Das mag so plausibel sein wie der oft kolportierte Ratschlag, Sex kurz vor der Entbindung sei ein Mittel, die Geburt in Gang zu bringen. Hier werden ebenfalls Prostaglandine – aus der Spermienflüssigkeit – und die Anregung der Oxytozin-Produktion als Auslöser vermutet.
Es gibt jedoch keine Studie, die zuverlässig belegt, dass Sex kurz vor der Niederkunft die Wehen fördert, ergab ein Cochrane-Review schon 2001. Dieses Verfahren der Geburtseinleitung dürfte jedoch auch schwer zu standardisieren sein, merkten die Gutachter an.
Für die routinemäßige Blasensprengung fand sich jetzt keine bessere Begründung: Die Auswertung von 14 Studien brachte keinen Beleg dafür, dass die Öffnung der Fruchtblase das Kind schneller zur Welt kommen lässt. Auch ging es den Neugeborenen danach nicht besser als denen, die ohne solchen Eingriff geboren wurden. Dagegen gab es Hinweise darauf, dass nach der Blasensprengung häufiger ein Kaiserschnitt nötig wurde.

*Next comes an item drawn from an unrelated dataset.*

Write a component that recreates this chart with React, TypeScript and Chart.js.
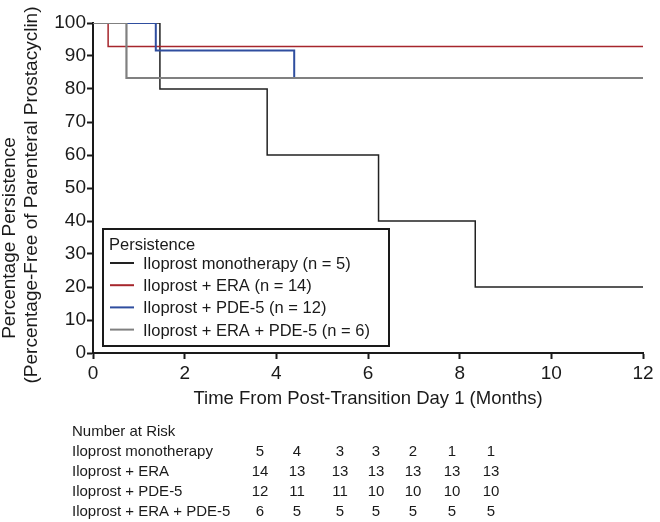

Erleichterung durch Dammschnitt?
Selten geworden ist die früher übliche Rasur der Schamhaare. Die Vorstellung, sie könne die Zahl der Infektionen nach einem Schnitt oder Riss senken, ließ sich in Studien nicht bestätigen. Zu den Prozeduren, die Gebärende oft erleiden müssen, gehört jedoch weiterhin der Dammschnitt. Er soll Geweberisse verhindern, sei einfacher zu nähen als diese und verursache weniger Schmerzen nach der Geburt, meinen jene, die routinemäßig zum Skalpell greifen. Auch komme es nach einem sauberen Schnitt seltener zur Schädigung des Beckenbodens, zu Inkontinenz oder Störungen des Sexuallebens.